Igualmente, Marisa hizo sus pinitos en los medios de comunicación. Empezó en el programa ‘La banda de los corazones solitarios’, de la cadena Ser, con José Manuel Guirval e Isabel Morán, quienes pasaban por su casa a recogerla para llevarla a la emisora y luego la llevaban de vuelta. Ella tenía alrededor de 15 años y su madre, claro, estaba como unas castañuelas, porque, como la estaba oyendo en la radio, sabía que no estaba haciendo nada malo por ahí.
Siguió mucho tiempo en la radio y también en Televisión Melilla –donde dirigió y presentó el programa infantil ‘La nube mágica’- y disfrutó de lo que hacía. Lo que empezó como ocio –‘La banda de los corazones solitarios’, la radio y el teatro- se convirtió luego en un trabajo.
Para divertirse, además de todo esto, iba a “un lugar maravilloso, de una decoración exquisita para la época y para aquel momento”. Se llamaba –muchos lo recordarán- El Paraíso, decorado en negro y luego en morado, “un espacio completamente diferente a todo lo que había en Melilla”. Lo dirigían Manolo y su mujer, de Salamanca, y tenía espejos en las paredes.
Ella iba allí por las noches con Ana Fortes, la encargada de poner la música y a quien quiere mucho de los tiempos de la radio. Todas las noches veía a un chico jugando a la máquina del ‘pinball’ con una sola moneda. Una noche se aproximó a él para preguntarle si le quedaba mucho.
-“Sí, como todas las noches”.
-“Es que yo quiero jugar”.
-“¿Sabes jugar?”
Ela le dijo que sí, aunque en la vida había jugado, y enseguida se le coló la bola.
-¿No sabías jugar?”
-“Sí, pero es que me he puesto nerviosa”.
Fue la primera conversación de una relación que acabó durando 38 años. De hecho, cuando acabó el instituto, se casaron. Él era militar y, como Marisa tenía claro que quería seguir formándose, estudió en el Hospital Militar para dama de sanidad militar, que es una enfermera militar en caso de guerra. Todas las mañanas salían juntos vestidos de militar, él a lo suyo y ella a su formación de enfermera.
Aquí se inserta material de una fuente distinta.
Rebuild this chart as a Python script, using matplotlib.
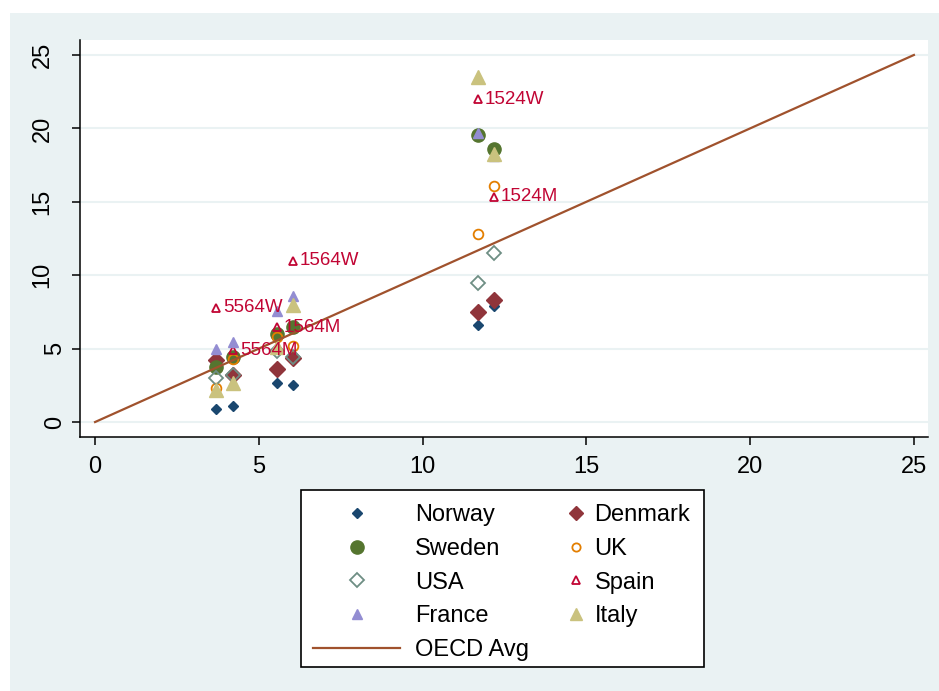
import matplotlib.pyplot as plt
from matplotlib.patches import Rectangle
from matplotlib.transforms import blended_transform_factory, ScaledTranslation

plt.rcParams['font.family'] = ['Liberation Sans', 'DejaVu Sans']

# groups (age/sex) and their OECD average (x axis)
groups = ['5564W', '5564M', '1564M', '1564W', '1524W', '1524M']
oecd_avg = [3.69, 4.21, 5.56, 6.04, 11.69, 12.18]

norway = [0.9, 1.09, 2.66, 2.52, 6.6, 7.9]
denmark = [4.2, 3.2, 3.6, 4.36, 7.49, 8.31]
sweden = [3.75, 4.43, 6.0, 6.47, 19.55, 18.6]
uk = [2.3, 4.3, 5.8, 5.18, 12.81, 16.08]
usa = [3.0, 3.2, 4.84, 4.43, 9.47, 11.51]
spain = [7.77, 4.9, 6.47, 10.97, 22.0, 15.33]
france = [4.97, 5.45, 7.56, 8.58, 19.69, 18.12]
italy = [2.18, 2.66, 5.1, 7.97, 23.5, 18.26]

avg_line = [0, 25]
ticks = [0, 5, 10, 15, 20, 25]

# Stata s2color palette
c_navy = '#1a476f'
c_maroon = '#90353b'
c_green = '#55752f'
c_orange = '#e37e00'
c_teal = '#6e8e84'
c_cran = '#c10534'
c_lav = '#938dd2'
c_khaki = '#cac27e'
c_sienna = '#a0522d'

W, H = 939, 691
fig = plt.figure(figsize=(W / 100, H / 100), dpi=100)
fig.patches.append(Rectangle((10 / W, 0), 1, (H - 13) / H, transform=fig.transFigure,
                             facecolor='#eaf2f3', edgecolor='none', zorder=-2))

ax = fig.add_axes([80 / W, (H - 437) / H, 848 / W, 397 / H])
ax.set_facecolor('white')

series = [
    ('Norway', norway, dict(marker='D', ms=5.5, color=c_navy)),
    ('Denmark', denmark, dict(marker='D', ms=8.5, color=c_maroon)),
    ('Sweden', sweden, dict(marker='o', ms=9.5, color=c_green)),
    ('UK', uk, dict(marker='o', ms=7, mfc='none', mec=c_orange, mew=1.3)),
    ('USA', usa, dict(marker='D', ms=7.5, mfc='none', mec=c_teal, mew=1.3)),
    ('Spain', spain, dict(marker='^', ms=6, mfc='none', mec=c_cran, mew=1.3)),
    ('France', france, dict(marker='^', ms=7, color=c_lav)),
    ('Italy', italy, dict(marker='^', ms=10, color=c_khaki)),
]

handles = {}
for name, vals, kw in series:
    h, = ax.plot(oecd_avg, vals, ls='none', label=name, clip_on=False, **kw)
    handles[name] = h

for g, x, y in zip(groups, oecd_avg, spain):
    ax.annotate(g, (x, y), xytext=(5, 0), textcoords='offset points',
                color=c_cran, fontsize=13.5, va='center', ha='left')

h_line, = ax.plot(avg_line, avg_line, color=c_sienna, lw=1.6, label='OECD Avg')
handles['OECD Avg'] = h_line

ax.set_xlim(-0.46, 25.43)
ax.set_ylim(-1.02, 26.02)
ax.set_xticks(ticks)
ax.set_yticks(ticks)
ax.grid(axis='y', color='#eaf2f3', lw=1.5, zorder=0)
ax.set_axisbelow(True)
for s in ['top', 'right']:
    ax.spines[s].set_visible(False)
for s in ['left', 'bottom']:
    ax.spines[s].set_linewidth(1.1)
ax.tick_params(axis='both', length=5.5, width=1.1, labelsize=17)
ax.tick_params(axis='x', pad=8)
ax.tick_params(axis='y', labelleft=False)

# rotated y labels, placed the way Stata does (short labels sit further right)
ytrans = blended_transform_factory(ax.transAxes, ax.transData)
for t in ticks:
    s = str(t)
    dx = (68.5 - 13 * len(s) - 80) / 100
    ax.text(0, t, s, rotation=90, fontsize=17, ha='center', va='center',
            transform=ytrans + ScaledTranslation(dx, 0, fig.dpi_scale_trans))

# legend: frame drawn once, two single-column legends inside
fig.patches.append(Rectangle((301 / W, (H - 667) / H), 403 / W, 177 / H,
                             transform=fig.transFigure, facecolor='white',
                             edgecolor='black', lw=1.2, zorder=5))
col1 = ['Norway', 'Sweden', 'USA', 'France', 'OECD Avg']
col2 = ['Denmark', 'UK', 'Spain', 'Italy']
leg_kw = dict(frameon=False, fontsize=17, borderpad=0, borderaxespad=0,
              labelspacing=0.5, bbox_transform=fig.transFigure)
leg1 = fig.legend([handles[n] for n in col1], col1, loc='upper left',
                  bbox_to_anchor=(313 / W, (H - 504) / H), handlelength=3.7,
                  handletextpad=0.62, **leg_kw)
leg2 = fig.legend([handles[n] for n in col2], col2, loc='upper left',
                  bbox_to_anchor=(565 / W, (H - 504) / H), handlelength=0.9,
                  handletextpad=0.35, markerscale=0.85, **leg_kw)
leg1.set_zorder(6)
leg2.set_zorder(6)

fig.savefig('out.png', dpi=100)
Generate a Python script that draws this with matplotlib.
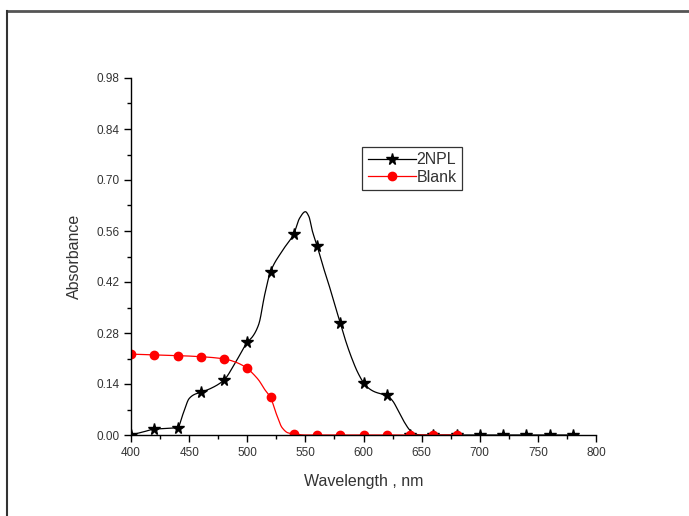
import numpy as np
import matplotlib
matplotlib.use("Agg")
import matplotlib.pyplot as plt
from matplotlib.lines import Line2D
from matplotlib.ticker import MultipleLocator, FormatStrFormatter

plt.rcParams['font.family'] = ['Liberation Sans', 'DejaVu Sans']

# 2NPL: marker points
npl_x = [400, 420, 440, 460, 480, 500, 520, 540, 560, 580, 600, 620, 640, 660, 680, 700, 720, 740, 760, 780]
npl_y = [0.0, 0.016, 0.02, 0.117, 0.151, 0.254, 0.448, 0.552, 0.52, 0.308, 0.144, 0.109, 0.0, 0.0, 0.0, 0.0, 0.0, 0.0, 0.0, 0.0]
# 2NPL: traced curve
npl_cx = [400, 410, 420, 430, 440, 445, 450, 455, 460, 470, 480, 490, 500, 505, 510, 515, 520, 530, 540, 545,
          550, 553, 556, 560, 565, 570, 575, 580, 585, 590, 595, 600, 605, 610, 615, 620, 625, 630, 635, 640, 645, 650, 780]
npl_cy = [0.0, 0.008, 0.016, 0.018, 0.02, 0.06, 0.1, 0.112, 0.117, 0.13, 0.151, 0.2, 0.254, 0.272, 0.305, 0.385, 0.448, 0.505, 0.552, 0.595,
          0.613, 0.6, 0.56, 0.52, 0.465, 0.415, 0.36, 0.308, 0.255, 0.21, 0.172, 0.144, 0.127, 0.118, 0.113, 0.109, 0.094, 0.066, 0.036, 0.013, 0.002, 0.0, 0.0]

# Blank: marker points
blank_x = [400, 420, 440, 460, 480, 500, 520, 540, 560, 580, 600, 620, 640, 660, 680]
blank_y = [0.222, 0.220, 0.218, 0.215, 0.209, 0.183, 0.103, 0.004, 0.0, 0.0, 0.0, 0.0, 0.0, 0.0, 0.0]
# Blank: traced curve
blank_cx = [400, 420, 440, 460, 480, 490, 500, 505, 510, 515, 520, 525, 530, 535, 540, 550, 680]
blank_cy = [0.222, 0.220, 0.218, 0.215, 0.209, 0.2, 0.183, 0.168, 0.15, 0.125, 0.103, 0.058, 0.02, 0.006, 0.003, 0.0, 0.0]


def smooth_path(x, y, n=12):
    """Render a traced polyline as a shape-preserving cubic (PCHIP) path."""
    x = np.asarray(x, float)
    y = np.asarray(y, float)
    h = np.diff(x)
    delta = np.diff(y) / h
    d = np.zeros_like(y)
    for k in range(1, len(x) - 1):
        if delta[k - 1] * delta[k] > 0:
            w1 = 2 * h[k] + h[k - 1]
            w2 = h[k] + 2 * h[k - 1]
            d[k] = (w1 + w2) / (w1 / delta[k - 1] + w2 / delta[k])
    d[0] = delta[0]
    d[-1] = delta[-1]
    xs, ys = [], []
    for k in range(len(x) - 1):
        t = np.linspace(0, 1, n, endpoint=False)
        h00 = 2 * t**3 - 3 * t**2 + 1
        h10 = t**3 - 2 * t**2 + t
        h01 = -2 * t**3 + 3 * t**2
        h11 = t**3 - t**2
        xs.append(x[k] + t * h[k])
        ys.append(h00 * y[k] + h10 * h[k] * d[k] + h01 * y[k + 1] + h11 * h[k] * d[k + 1])
    xs.append([x[-1]])
    ys.append([y[-1]])
    return np.concatenate(xs), np.concatenate(ys)


W, H = 689, 516
fig = plt.figure(figsize=(W / 100, H / 100), dpi=100)
ax = fig.add_axes([131 / W, (H - 435) / H, 465 / W, 357 / H])

sx, sy = smooth_path(npl_cx, npl_cy)
ax.plot(sx, sy, color='black', lw=0.9)
ax.plot(npl_x, npl_y, ls='none', marker='*', ms=8.5, color='black')
sx, sy = smooth_path(blank_cx, blank_cy)
ax.plot(sx, sy, color='red', lw=0.9)
ax.plot(blank_x, blank_y, ls='none', marker='o', ms=6, color='red')

ax.set_xlim(400, 800)
ax.set_ylim(0, 0.98)
ax.xaxis.set_major_locator(MultipleLocator(50))
ax.xaxis.set_minor_locator(MultipleLocator(25))
ax.yaxis.set_major_locator(MultipleLocator(0.14))
ax.yaxis.set_minor_locator(MultipleLocator(0.07))
ax.yaxis.set_major_formatter(FormatStrFormatter('%.2f'))
for s in ['top', 'right']:
    ax.spines[s].set_visible(False)
for s in ['left', 'bottom']:
    ax.spines[s].set_linewidth(1.0)
ax.tick_params(which='major', direction='out', length=5, width=1, labelsize=8.5, colors='black', labelcolor='#333333')
ax.tick_params(which='minor', direction='out', length=3, width=1)

ax.set_xlabel('Wavelength , nm', fontsize=11.5, color='#333333', labelpad=11)
ax.set_ylabel('Absorbance', fontsize=11.5, color='#333333', labelpad=10)

handles = [Line2D([], [], color='black', lw=0.9, marker='*', ms=8.5),
           Line2D([], [], color='red', lw=0.9, marker='o', ms=6)]
leg = ax.legend(handles, ['2NPL', 'Blank'], loc='upper left', bbox_to_anchor=(0.497, 0.807),
                fontsize=11.5, frameon=True, fancybox=False, edgecolor='black', handlelength=3.0,
                handletextpad=0.05, borderpad=0.35, labelspacing=0.15, borderaxespad=0)
leg.get_frame().set_linewidth(0.9)
for t in leg.get_texts():
    t.set_color('#333333')

# outer frame lines
fig.add_artist(Line2D([7 / W, 1], [1 - 11 / H, 1 - 11 / H], color='#555555', lw=2, transform=fig.transFigure))
fig.add_artist(Line2D([7 / W, 7 / W], [0, 1 - 11 / H], color='#333333', lw=1.5, transform=fig.transFigure))

fig.savefig('out.png', dpi=100)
Durante mucho tiempo Marisa trabajó en el Hospital Militar, pero siguió estudiando. Primero, técnico de Educación Infantil, lo que le sirvió para aprobar las oposiciones al Imserso, donde estuvo trabajando. En la universidad, estudió tres carreras, además de másteres y doctorados y ha acabado dando clases en la UNED.
Él murió, hace cinco años ya, pero, aunque triste, evidentemente, Marisa dice que cualquiera mataría por haber vivido un año lo que ella vivió casi 40. Les dio tiempo a tener “dos hijos maravillosos”, Mateo y Beltrán, a quienes define como “el complemento perfecto a esos años de amor”.
Como anécdota, cuenta que ellos ya no vienen -como ella, que era de tercera generación-, de una generación de melillenses auténticos, puesto que el padre era de Murcia, donde murió -porque tenía claro que quería morir allí-, aunque no sin antes haber viajado con Marisa a países como Rusia, Jordania o los Estados Unidos. “No es nada habitual ni fácil que haya tercera generación de melillenses, porque son gente que viene de otras ciudades”, cierra.
A sus 57 años, en definitiva, le ha dado tiempo de cumplir muchos sueños, vivir muchas experiencias y hacer muchas cosas. Entre ellas, escribir un relato breve, titulado ‘Los tesoros de Bissabi’, con el que obtuvo un accésit en el certamen de relato corto Encarna León en el año 2007.